**Excerpted data**:
* Begin *

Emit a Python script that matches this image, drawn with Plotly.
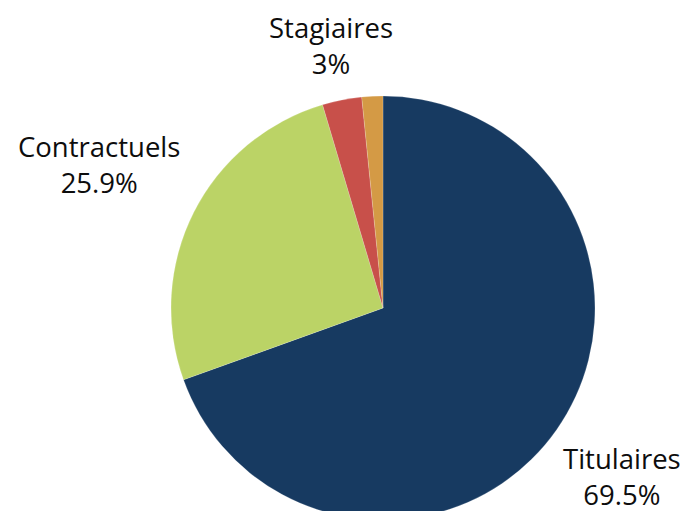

* End *
* Begin *

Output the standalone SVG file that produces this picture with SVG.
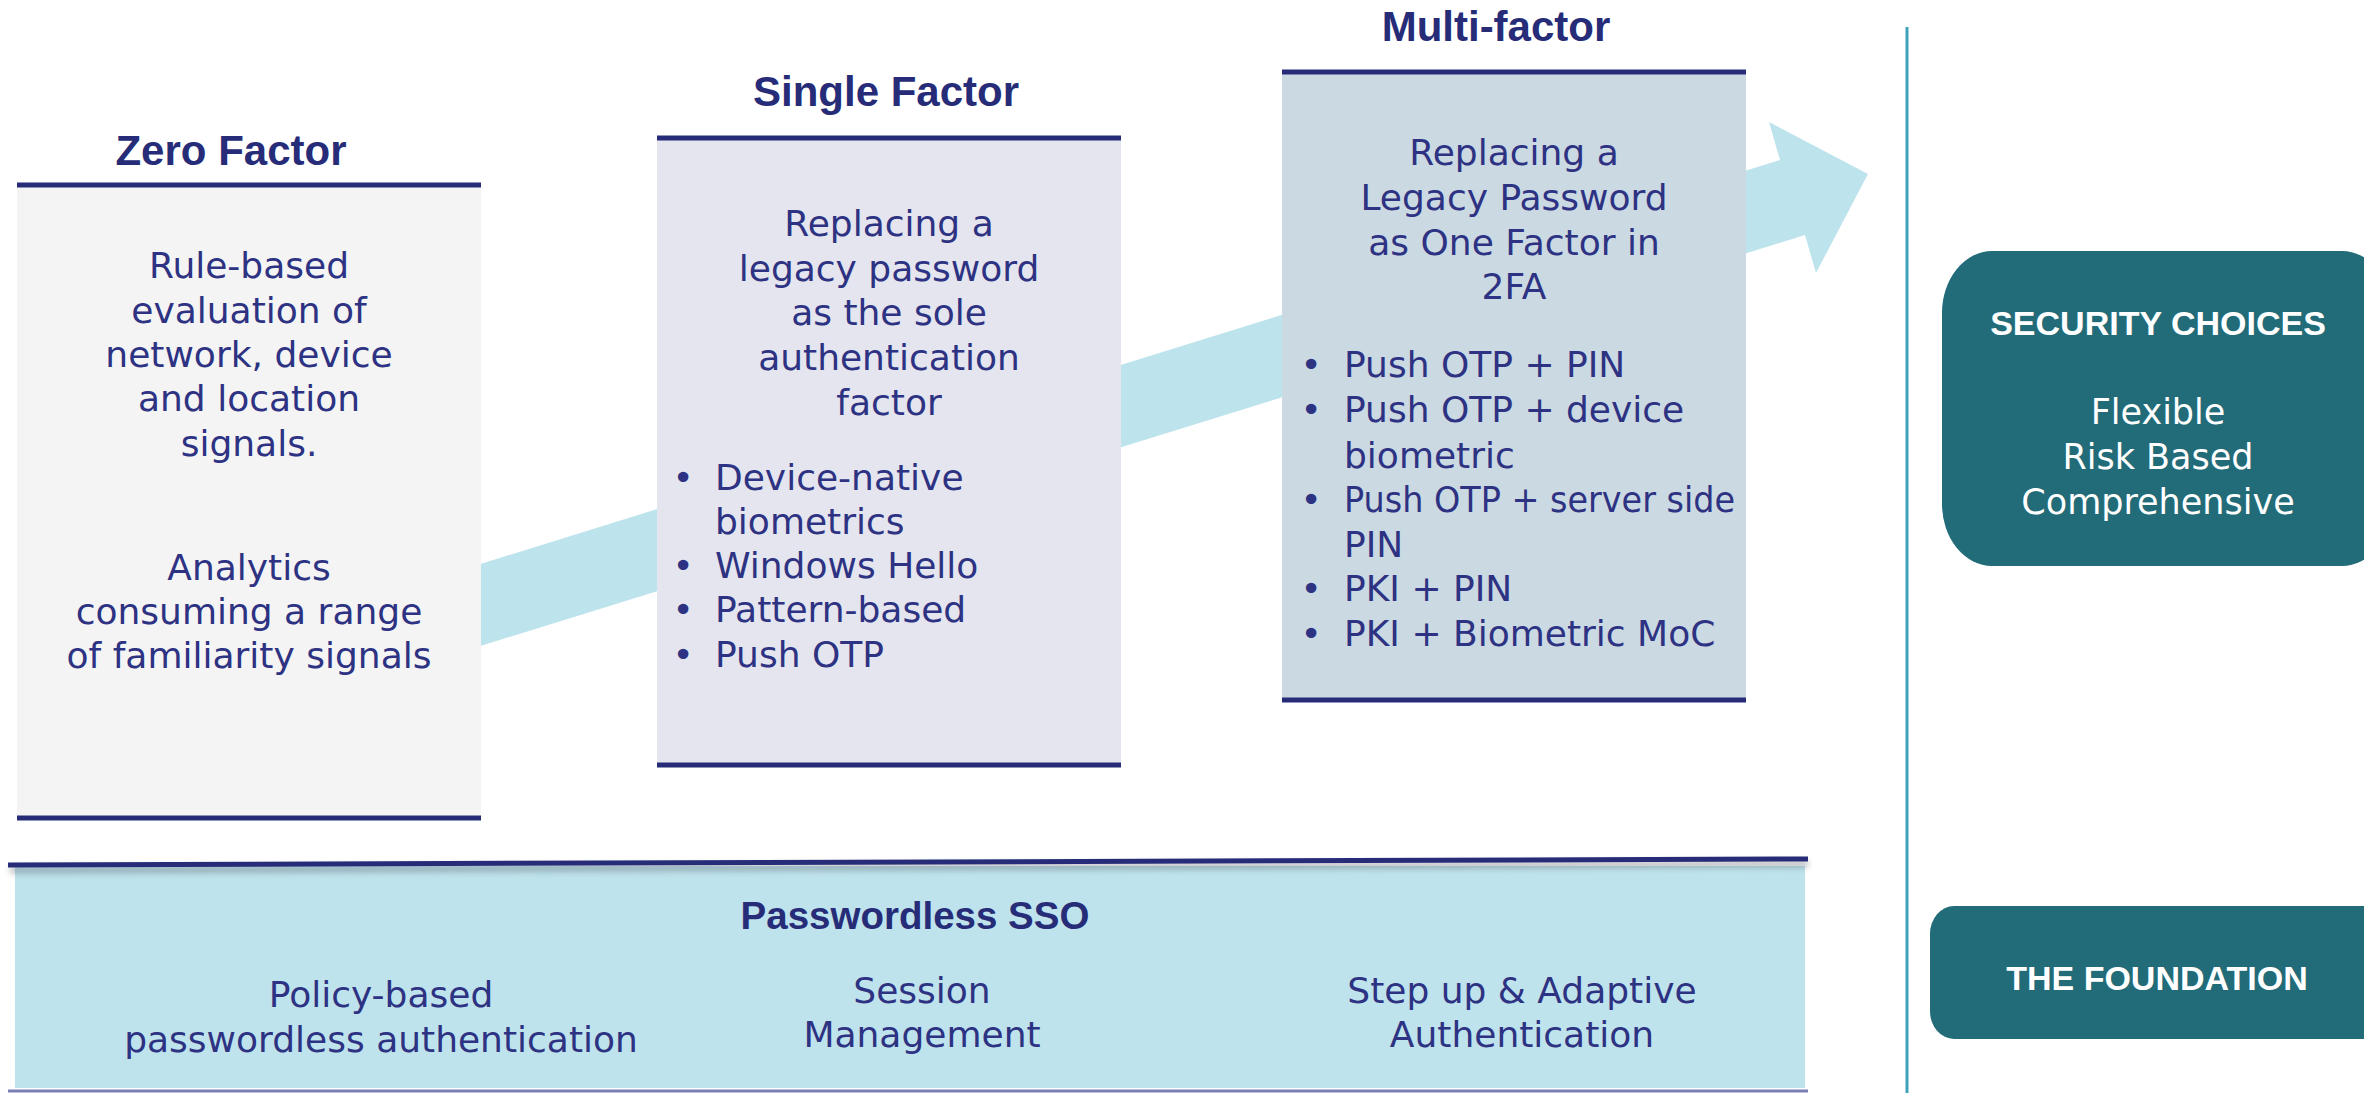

* End *
* Begin *

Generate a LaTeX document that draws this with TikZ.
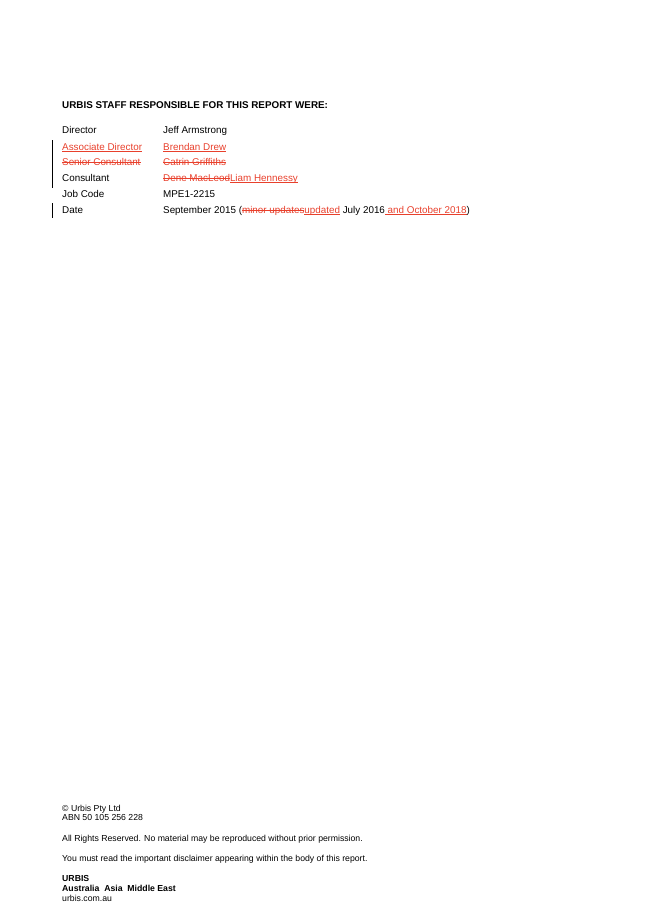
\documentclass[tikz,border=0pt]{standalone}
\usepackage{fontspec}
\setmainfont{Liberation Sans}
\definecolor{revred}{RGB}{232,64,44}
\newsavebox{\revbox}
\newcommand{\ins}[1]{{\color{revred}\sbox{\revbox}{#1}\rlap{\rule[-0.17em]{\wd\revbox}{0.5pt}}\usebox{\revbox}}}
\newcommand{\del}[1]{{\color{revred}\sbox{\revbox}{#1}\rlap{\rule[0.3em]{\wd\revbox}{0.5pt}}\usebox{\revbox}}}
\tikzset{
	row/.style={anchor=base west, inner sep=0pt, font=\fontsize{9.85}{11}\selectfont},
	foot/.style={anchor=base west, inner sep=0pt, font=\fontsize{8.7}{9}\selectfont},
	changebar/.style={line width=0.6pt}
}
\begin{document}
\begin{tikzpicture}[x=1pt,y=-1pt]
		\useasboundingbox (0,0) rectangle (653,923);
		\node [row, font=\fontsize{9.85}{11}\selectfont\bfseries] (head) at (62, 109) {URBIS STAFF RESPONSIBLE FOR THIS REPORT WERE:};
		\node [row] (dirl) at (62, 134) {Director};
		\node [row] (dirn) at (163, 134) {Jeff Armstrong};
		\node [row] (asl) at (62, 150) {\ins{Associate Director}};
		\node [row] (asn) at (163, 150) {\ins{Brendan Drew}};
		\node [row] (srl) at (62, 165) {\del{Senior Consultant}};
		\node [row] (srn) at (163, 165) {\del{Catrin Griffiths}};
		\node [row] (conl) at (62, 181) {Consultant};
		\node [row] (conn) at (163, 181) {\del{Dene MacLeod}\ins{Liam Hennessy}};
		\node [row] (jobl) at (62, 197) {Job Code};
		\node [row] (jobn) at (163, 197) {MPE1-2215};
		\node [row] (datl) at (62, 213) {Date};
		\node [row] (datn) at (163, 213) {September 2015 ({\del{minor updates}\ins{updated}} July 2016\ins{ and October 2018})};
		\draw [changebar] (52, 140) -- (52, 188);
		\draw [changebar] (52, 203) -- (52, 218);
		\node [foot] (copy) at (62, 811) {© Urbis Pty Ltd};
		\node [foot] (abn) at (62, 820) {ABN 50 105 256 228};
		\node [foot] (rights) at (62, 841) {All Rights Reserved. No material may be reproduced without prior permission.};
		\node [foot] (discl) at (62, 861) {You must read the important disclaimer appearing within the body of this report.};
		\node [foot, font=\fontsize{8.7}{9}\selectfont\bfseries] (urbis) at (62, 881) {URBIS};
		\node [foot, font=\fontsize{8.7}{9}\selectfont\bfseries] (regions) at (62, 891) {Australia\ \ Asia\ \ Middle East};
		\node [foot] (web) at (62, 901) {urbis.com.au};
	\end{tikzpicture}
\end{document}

* End *

**Directions for this task**:
Among the entries above, how many lines hold the string "that"? Respond with nothing but the number.

**Written solution**:
3